Further, in an effort to comply with the city’s request for an engineering report for the load-bearing capacity of the building’s second floor, Eaton said he hired two different engineering firms to perform the work of the required report.

“We have been able to get engineers in there, but they would give us a rating — they haven’t been able to give us a solid rating on it, because of unknown factors. Both have said that we need to try to dig up the original engineering plans,” he said.

A letter sent to Yard Birds from one of the two engineering firms that Eaton allegedly hired — Exodus Engineering, Inc. — stated that the second floor’s load bearing capacity is 100 pounds per square feet live load “consistent for uses such as office, computer use, assembly areas, dining areas and restaurants, marquees, corridors, dance halls, ballrooms, and retail stores.”

Self-storage units were absent from the list.

 

Other Concerns

The city shared some other concerns it has with what it considers unsafe practices of Yard Birds.

Namely, its use of the building as a gathering place for large crowds.

“Downstairs, they have an event center,” Baraconi said. “It is zoned for an event center.
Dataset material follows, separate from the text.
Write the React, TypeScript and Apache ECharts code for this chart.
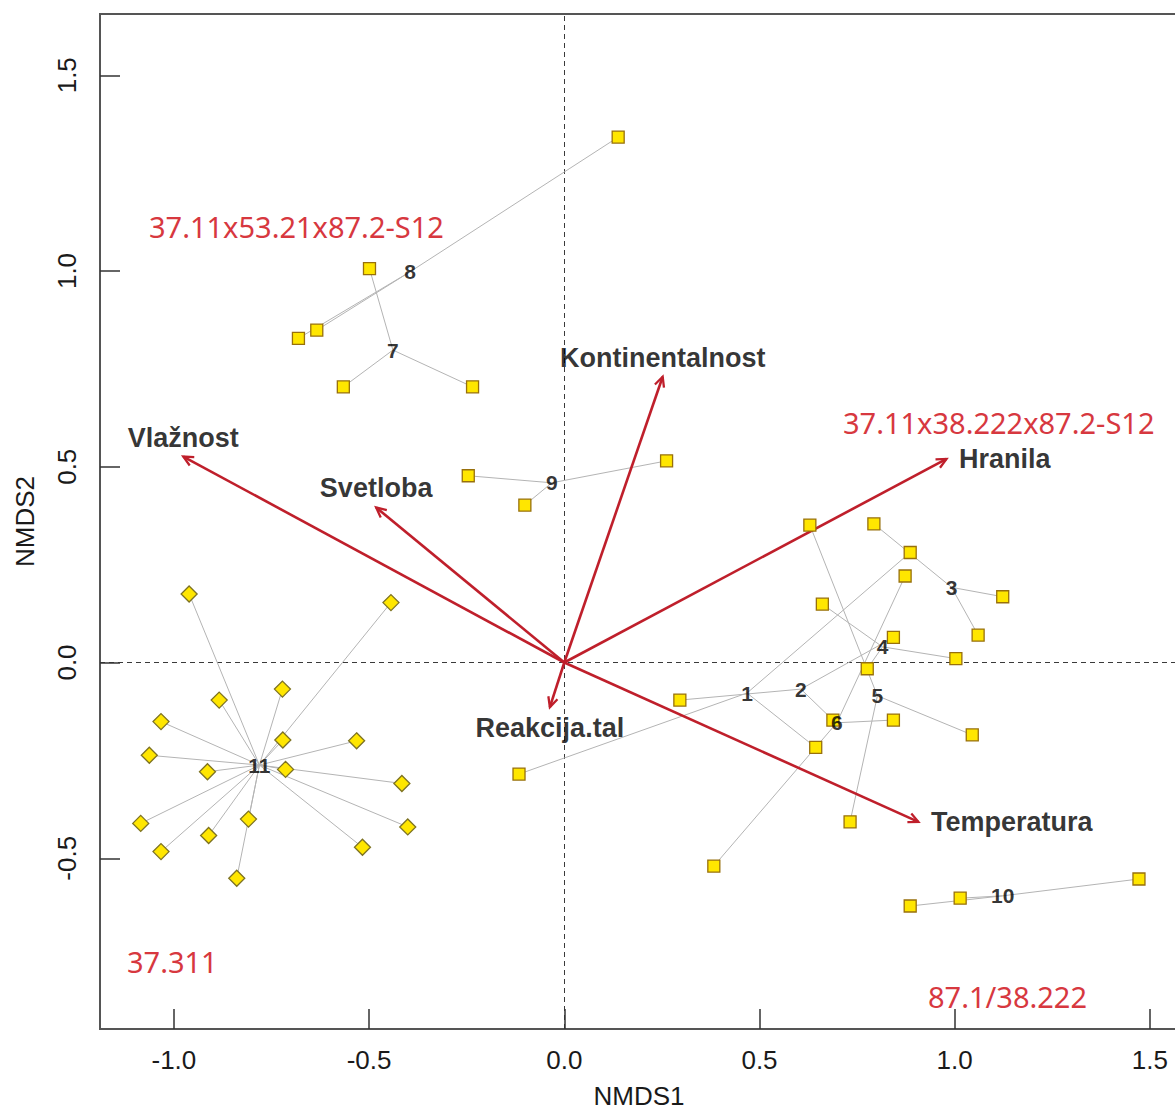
import React, { useEffect, useRef } from "react";
import * as echarts from "echarts";

// ---- data ----
const xTicks = [-1.0, -0.5, 0.0, 0.5, 1.0, 1.5];
const yTicks = [-0.5, 0.0, 0.5, 1.0, 1.5];

// group centroids (ordispider labels)
const groupNames = ["1", "2", "3", "4", "5", "6", "7", "8", "9", "10", "11"];
const centroidX = [0.468, 0.606, 0.992, 0.815, 0.802, 0.698, -0.439, -0.395, -0.032, 1.123, -0.781];
const centroidY = [-0.078, -0.068, 0.192, 0.04, -0.085, -0.154, 0.798, 0.998, 0.459, -0.596, -0.262];

// sites drawn as squares (group index into groupNames)
const squareGroup = [0, 0, 0, 1, 1, 1, 2, 2, 2, 3, 3, 3, 4, 4, 4, 5, 5, 5, 6, 6, 6, 7, 7, 7, 8, 8, 8, 9, 9, 9];
const squareX = [
  0.886, -0.116, 0.644,
  0.296, 0.688, 0.843,
  0.793, 1.123, 1.06,
  0.661, 1.003, 0.776,
  0.629, 1.045, 0.732,
  0.873, 0.843, 0.383,
  -0.499, -0.566, -0.235,
  0.138, -0.634, -0.681,
  -0.246, -0.101, 0.262,
  0.886, 1.014, 1.472,
];
const squareY = [
  0.281, -0.285, -0.217,
  -0.096, -0.147, 0.064,
  0.354, 0.168, 0.07,
  0.149, 0.01, -0.016,
  0.351, -0.185, -0.407,
  0.221, -0.147, -0.52,
  1.006, 0.704, 0.704,
  1.342, 0.849, 0.828,
  0.477, 0.402, 0.515,
  -0.622, -0.602, -0.553,
];

// sites drawn as diamonds (all group "11")
const diamondGroup = 10;
const diamondX = [
  -0.961, -0.444, -0.722, -0.884, -1.033, -0.721, -0.532, -1.063, -0.914,
  -0.714, -0.416, -1.085, -0.809, -0.911, -0.401, -1.033, -0.517, -0.839,
];
const diamondY = [
  0.175, 0.153, -0.068, -0.096, -0.151, -0.198, -0.2, -0.237, -0.279,
  -0.273, -0.309, -0.411, -0.4, -0.442, -0.42, -0.483, -0.472, -0.551,
];

// environmental vectors (envfit)
const envNames = ["Vlažnost", "Svetloba", "Kontinentalnost", "Hranila", "Temperatura", "Reakcija.tal"];
const envX = [-0.976, -0.482, 0.252, 0.979, 0.907, -0.037];
const envY = [0.526, 0.396, 0.73, 0.52, -0.407, -0.114];
const envLabelSide = ["top", "top", "top", "right", "right", "bottom"];

// red annotations
const annotations = ["37.11x53.21x87.2-S12", "37.11x38.222x87.2-S12", "37.311", "87.1/38.222"];

// ---- styles ----
const ARROW = "#bf1f2b";
const RED_TXT = "#d7383f";
const AX_FONT = "'Liberation Sans', Arial, sans-serif";

export default function App() {
  const ref = useRef<HTMLDivElement>(null);

  useEffect(() => {
    if (!ref.current) return;
    const chart = echarts.init(ref.current, undefined, { renderer: "svg" });

    const spider: any[] = [];
    squareX.forEach((x, i) => {
      const g = squareGroup[i];
      spider.push({ coords: [[centroidX[g], centroidY[g]], [x, squareY[i]]] });
    });
    diamondX.forEach((x, i) => {
      spider.push({ coords: [[centroidX[diamondGroup], centroidY[diamondGroup]], [x, diamondY[i]]] });
    });

    const labelDist: Record<string, number> = { top: 5, bottom: 7, right: 12 };

    const annoStyle = { fill: RED_TXT, fontSize: 29, fontFamily: "'Noto Sans', sans-serif", verticalAlign: "middle", align: "left" };

    const option: any = {
      animation: false,
      backgroundColor: "#ffffff",
      grid: {
        left: 100,
        top: 14,
        right: -3,
        bottom: 81,
        show: true,
        containLabel: false,
        outerBoundsMode: "none",
        borderColor: "#555",
        borderWidth: 2,
        backgroundColor: "transparent",
      },
      xAxis: {
        type: "value",
        min: -1.18929,
        max: 1.57198,
        axisLine: { show: false, onZero: false },
        axisTick: {
          show: true,
          inside: true,
          length: 20,
          customValues: xTicks,
          lineStyle: { color: "#333", width: 1.5 },
        },
        axisLabel: {
          customValues: xTicks,
          formatter: (v: number) => v.toFixed(1),
          fontSize: 26,
          color: "#1a1a1a",
          fontFamily: AX_FONT,
          margin: 18,
        },
        splitLine: { show: false },
        name: "NMDS1",
        nameLocation: "middle",
        nameGap: 54,
        nameTextStyle: { fontSize: 26, color: "#1a1a1a", fontFamily: AX_FONT },
      },
      yAxis: {
        type: "value",
        min: -0.93614,
        max: 1.65645,
        axisLine: { show: false, onZero: false },
        axisTick: {
          show: true,
          inside: true,
          length: 20,
          customValues: yTicks,
          lineStyle: { color: "#333", width: 1.5 },
        },
        axisLabel: {
          customValues: yTicks,
          formatter: (v: number) => v.toFixed(1),
          fontSize: 26,
          color: "#1a1a1a",
          fontFamily: AX_FONT,
          rotate: 90,
          margin: 20,
        },
        splitLine: { show: false },
        name: "NMDS2",
        nameLocation: "middle",
        nameGap: 62,
        nameTextStyle: { fontSize: 26, color: "#1a1a1a", fontFamily: AX_FONT },
      },
      series: [
        {
          type: "lines",
          coordinateSystem: "cartesian2d",
          z: 1,
          silent: true,
          lineStyle: { color: "#b4b4b4", width: 1, opacity: 1 },
          data: spider,
          markLine: {
            silent: true,
            z: 0,
            symbol: ["none", "none"],
            label: { show: false },
            lineStyle: { color: "#3a3a3a", width: 1, type: [5, 4] },
            data: [{ xAxis: 0 }, { yAxis: 0 }],
          },
        },
        {
          type: "custom",
          z: 2,
          silent: true,
          data: envX.map((x, i) => [x, envY[i]]),
          renderItem: (_p: any, api: any) => {
            const p0 = api.coord([0, 0]);
            const p1 = api.coord([api.value(0), api.value(1)]);
            const ang = Math.atan2(p1[1] - p0[1], p1[0] - p0[0]);
            const L = 11;
            const a = Math.PI / 7;
            const h1 = [p1[0] - L * Math.cos(ang - a), p1[1] - L * Math.sin(ang - a)];
            const h2 = [p1[0] - L * Math.cos(ang + a), p1[1] - L * Math.sin(ang + a)];
            return {
              type: "group",
              children: [
                {
                  type: "line",
                  shape: { x1: p0[0], y1: p0[1], x2: p1[0], y2: p1[1] },
                  style: { stroke: ARROW, lineWidth: 2.6 },
                },
                {
                  type: "polyline",
                  shape: { points: [h1, p1, h2] },
                  style: { stroke: ARROW, lineWidth: 2.3, fill: null },
                },
              ],
            };
          },
        },
        {
          type: "scatter",
          z: 3,
          silent: true,
          symbol: "rect",
          symbolSize: 12,
          itemStyle: { color: "#ffe600", borderColor: "#98700c", borderWidth: 1.3, opacity: 1 },
          data: squareX.map((x, i) => [x, squareY[i]]),
        },
        {
          type: "scatter",
          z: 3,
          silent: true,
          symbol: "diamond",
          symbolSize: 16,
          itemStyle: { color: "#ffe600", borderColor: "#7d7222", borderWidth: 1.3, opacity: 1 },
          data: diamondX.map((x, i) => [x, diamondY[i]]),
        },
        {
          type: "scatter",
          z: 4,
          silent: true,
          symbolSize: 1,
          itemStyle: { color: "rgba(0,0,0,0)" },
          label: {
            show: true,
            position: "inside",
            formatter: (p: any) => p.name,
            fontSize: 21,
            fontWeight: "bold",
            color: "#000",
            fontFamily: AX_FONT,
          },
          data: groupNames.map((n, i) => ({ name: n, value: [centroidX[i], centroidY[i]] })),
        },
        {
          type: "scatter",
          z: 4,
          silent: true,
          symbolSize: 1,
          itemStyle: { color: "rgba(0,0,0,0)" },
          label: {
            show: true,
            formatter: (p: any) => p.name,
            fontSize: 27,
            lineHeight: 27,
            fontWeight: "bold",
            color: "#000",
            fontFamily: AX_FONT,
          },
          data: envNames.map((n, i) => ({
            name: n,
            value: [envX[i], envY[i]],
            label: {
              position: envLabelSide[i],
              distance: labelDist[envLabelSide[i]],
            },
          })),
        },
      ],
      graphic: [
        { type: "text", x: 149, y: 226, style: { ...annoStyle, text: annotations[0] } },
        { type: "text", x: 843, y: 422, style: { ...annoStyle, text: annotations[1] } },
        { type: "text", x: 127, y: 961, style: { ...annoStyle, text: annotations[2] } },
        { type: "text", x: 928, y: 996, style: { ...annoStyle, text: annotations[3] } },
      ],
    };

    chart.setOption(option);
    return () => chart.dispose();
  }, []);

  return (
    <div
      ref={ref}
      style={{ position: "fixed", left: 0, top: 0, width: 1175, height: 1110, background: "#fff" }}
    />
  );
}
They can have an event center there, but we … don’t find any permits where they converted it over to an event center. And we’ve had reports that they’ve had large events in there. And in order to control the flow of people … they are chaining a lot of the doors shut.”

She said the city has asked for access to the building to set a capacity limit and to ensure there are crash bars on the doors so that people can be restricted entrance, but not exit.

So far, Eaton and Yard Birds have not allowed the city this access, she said.

Eaton said one room in the building was granted a capacity of 365 people.

Ultimately, Baraconi said the city is “really just looking at the life-safety issues” the building poses to the public, adding that it also wants to remove the permanent residents from the RV park.

“Ideally, we would love to see (Eaton) correct everything,” Baraconi said. “We would love for him to show us that the building is safe and that he can continue to operate his businesses out of there and that other people can operate their businesses out of there. It doesn’t do anybody any good to have Yard Birds shut down.”

Baraconi told The Chronicle that the city has dealt with Eaton in this matter because it is under the impression that he has an agreement to take over ownership of Yard Birds from McDaniel,  who the city says has not returned a request for participation in the proceedings.